Rendering: A computer-generated, graphic depiction derived from an outline, a model, or CAD data.
Show car: A specially developed vehicle for testing resonance with the public. It is primarily presented at international motor shows. An Audi show car often presages upcoming series models, which is how the Audi prologue concept design ideas from the subsequent luxury class generation were interpreted with respect to the A8, A7, and A6.
Seat box: A seat box is a 1:1 model for depicting and designing the car interior. In the seats, designers and test persons can sit down completely normally. Among other things, the seat box allows the people involved to assess and choose ergonomic approaches and Color & Trim designs.

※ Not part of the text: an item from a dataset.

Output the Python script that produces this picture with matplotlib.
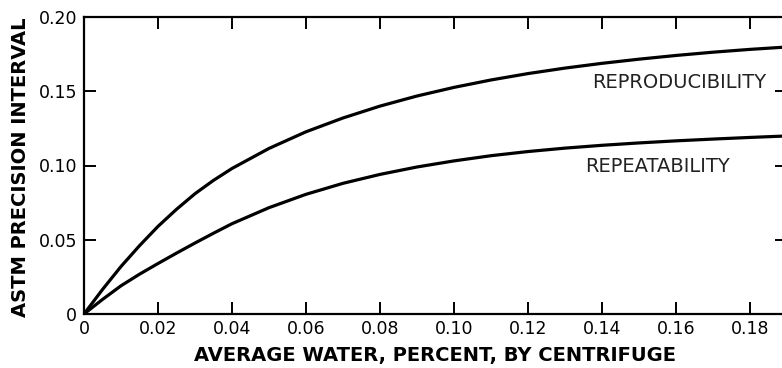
import matplotlib
matplotlib.use("Agg")
import matplotlib.pyplot as plt

# water content, percent (x) and precision intervals
water = [0, 0.005, 0.01, 0.015, 0.02, 0.025, 0.03, 0.035, 0.04, 0.05, 0.06,
         0.07, 0.08, 0.09, 0.10, 0.11, 0.12, 0.13, 0.14, 0.15, 0.16, 0.17,
         0.18, 0.19]
reproducibility = [0, 0.0165, 0.032, 0.046, 0.059, 0.0705, 0.081, 0.090,
                   0.098, 0.1115, 0.1227, 0.132, 0.140, 0.1468, 0.1526,
                   0.1576, 0.1619, 0.1656, 0.1688, 0.1716, 0.1741, 0.1763,
                   0.1782, 0.1798]
repeatability = [0, 0.0098, 0.019, 0.0268, 0.034, 0.041, 0.0478, 0.0544,
                 0.0608, 0.0716, 0.0806, 0.088, 0.094, 0.099, 0.1031,
                 0.1066, 0.1094, 0.1117, 0.1136, 0.1152, 0.1166, 0.1178,
                 0.1189, 0.1199]

xticks = [0, 0.02, 0.04, 0.06, 0.08, 0.10, 0.12, 0.14, 0.16, 0.18]
xticklabels = ['0', '0.02', '0.04', '0.06', '0.08', '0.10', '0.12', '0.14', '0.16', '0.18']
yticks = [0, 0.05, 0.10, 0.15, 0.20]
yticklabels = ['0', '0.05', '0.10', '0.15', '0.20']

plt.rcParams['font.family'] = ['DejaVu Sans']

W, H = 782, 368
fig = plt.figure(figsize=(W / 100, H / 100), dpi=100)
# axes box in pixels: left 84, top 17, bottom 314, right ~787 (cut off)
ax = fig.add_axes([84 / W, (H - 314) / H, (787 - 84) / W, (314 - 17) / H])

ax.plot(water, reproducibility, color='black', lw=2.3, solid_capstyle='round')
ax.plot(water, repeatability, color='black', lw=2.3, solid_capstyle='round')

ax.set_xlim(0, 0.19)
ax.set_ylim(0, 0.20)
ax.set_xticks(xticks)
ax.set_xticklabels(xticklabels)
ax.set_yticks(yticks)
ax.set_yticklabels(yticklabels)
ax.tick_params(direction='in', length=8.5, width=1.4, top=True, right=True,
               labelsize=12.5, colors='black', pad=4)
ax.tick_params(axis='y', pad=5)
for sp in ax.spines.values():
    sp.set_linewidth(1.6)

ax.text(0.1373, 0.1556, 'REPRODUCIBILITY', fontsize=14, ha='left', va='center',
        color='#222222')
ax.text(0.1354, 0.099, 'REPEATABILITY', fontsize=14, ha='left', va='center',
        color='#222222')

fig.text(21 / W, 1 - 167 / H, 'ASTM PRECISION INTERVAL', rotation=90,
         fontsize=14, fontweight='bold', ha='center', va='center')
fig.text(435 / W, 1 - 355 / H, 'AVERAGE WATER, PERCENT, BY CENTRIFUGE',
         fontsize=14, fontweight='bold', ha='center', va='center')

fig.savefig('out.png', dpi=100)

Surfaces data: These data form a bridge between Design and the Construction department. In the final convergence process, all surfaces in the interior and exterior of a model are digitally, geometrically depicted precisely, down to the hundredth of a millimeter.
Tape: “Tape” is shorthand for “tape rendering” and it refers to a representation technique. Vehicle designs can be visualized at 1:1 or 1:2 scale using black, flexible adhesive tape applied to clay models. The advantage is that lines and surfaces can be changed by simply removing the tape.
UX design: UX design is shorthand for user experience design. User-centered design is at the heart of UX in order to design the human-machine interface in the cockpit as optimally as possible for the passenger and to create a holistic experience.
UI design: UI design is shorthand for user interface design. It is a branch of UX design and it focuses on user interfaces like display, dashboard, and menu navigation.
Virtual reality: Virtual reality is a computer-generated reproduction of reality that can be experienced by participants in different places at the same time with the aid of special data glasses. The Audi Design team is using this technology to interactively coordinate 3-D model designs across departments and locations.